As with all things vintage, spectacle and sunglasses frames from the twentieth century are quite beautiful, offering an infinite source of design and decoration. Capturing the qualities of this particular collection in a series of highly detailed and intricate photographs for Fashion Spectacles, Spectacular Fashion [Thames & Hudson, $50.00] was an exciting task.
Without exception, the frames from bygone fashion eras exhibited in this book are surprisingly wearable for today's fashionistas and it is fascinating to observe the influence that historic design has had over contemporary style. Some of the most interesting photographs in the book highlight the close correlation between ancient functional spectacles and cutting-edge design of the twentieth century.
Ancient Inuits wore solid glasses commonly made from whalebone into which a fine horizontal slit was inserted; this gave them vision whilst shielding the harsh glare of sun on snow. These fascinating shapes were the inspiration for the "slit-shades" first introduced during the 1960s era of space-age design.
The hierarchy of sixteenth century Asia often wore circular, smoky lenses without side-arms; instead they were held in position with cords that looped over the ear and often hung down weighted with ceramic discs. These "Threaded" spectacles triggered a range of 1960s sunglasses, the discs hung down like big earrings, matching the psychedelic and glittering frames.

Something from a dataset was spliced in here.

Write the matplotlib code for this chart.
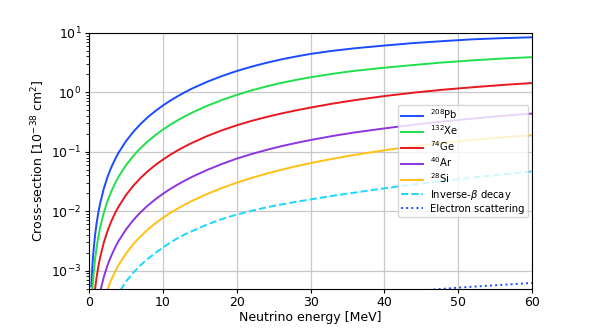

Early Medieval budget wooden spectacle frames, sold on street corners by peddlers were to re-emerge during the 1950s and again during the seventies as high-end fashion, their textural finishes a result of exciting developments in the plastics industry.
All were iconic examples of design styles that will be remembered, although none of the frames were commercially successful.

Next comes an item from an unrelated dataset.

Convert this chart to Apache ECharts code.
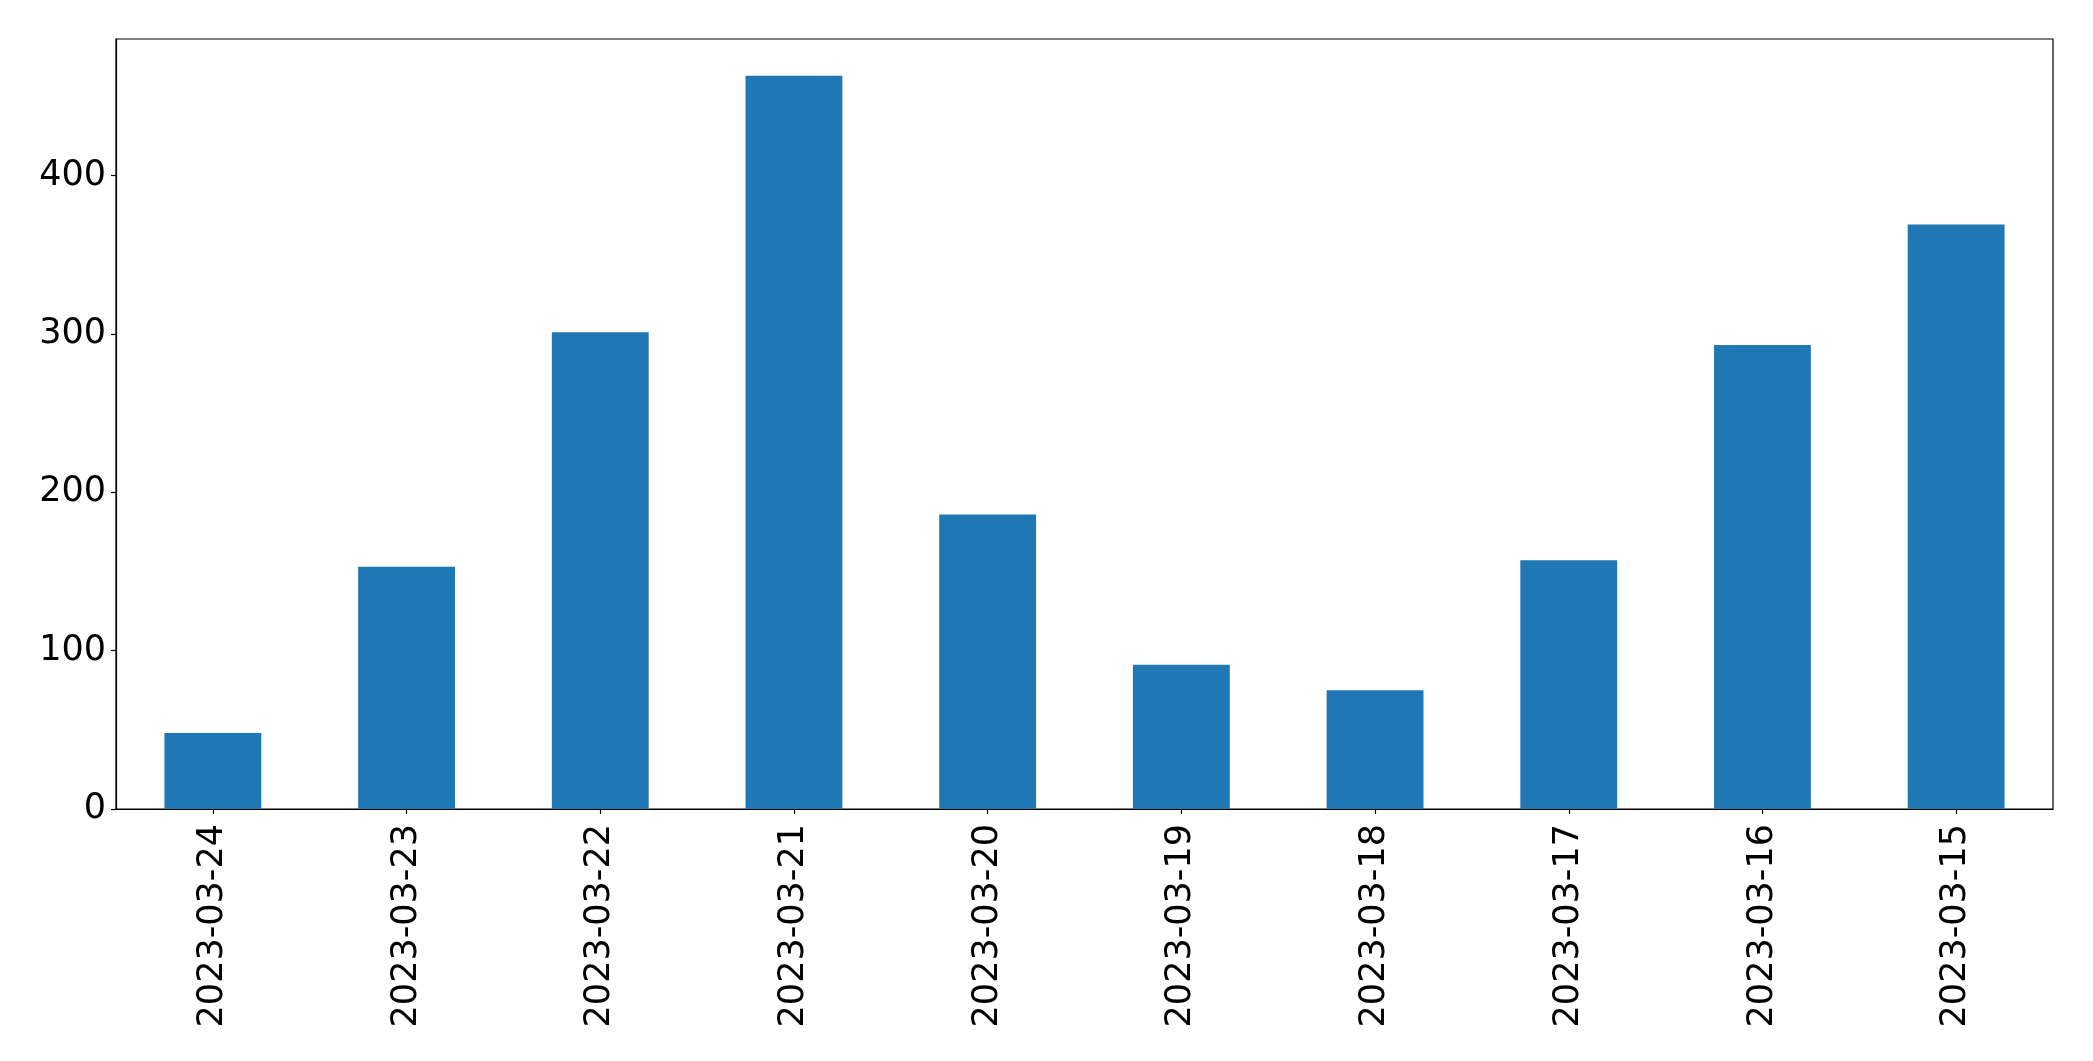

Each decade has its own characteristic styles, evocative not only of an era, but also the famous faces framed in the spectacles that often became their trademark. More than any other fashion accessory, the shape of a particular spectacle frame, has long been synonymous with celebrity; Buddy Holly, Elton John, John Lennon, Ghandi, Harry Potter, Jacky Onassis and many others have all worn distinguishable shapes that became an integral part of their persona.
Harold Lloyd, comedian of silent black-and-white movies of the twenties, was the first to use spectacles to help create his on-screen character. Sunglasses too, became a celebrity trademark in this decade when stars of the silver screen relied upon dark "shades" to hide their red pupils, irritated by the harsh filming lights. A long lasting trend began when the look was imitated by their fans.
This book really does celebrate the design of twentieth century glasses in its photographs, tracing the influences of fashion, music, celebrity and manufacturing in its words.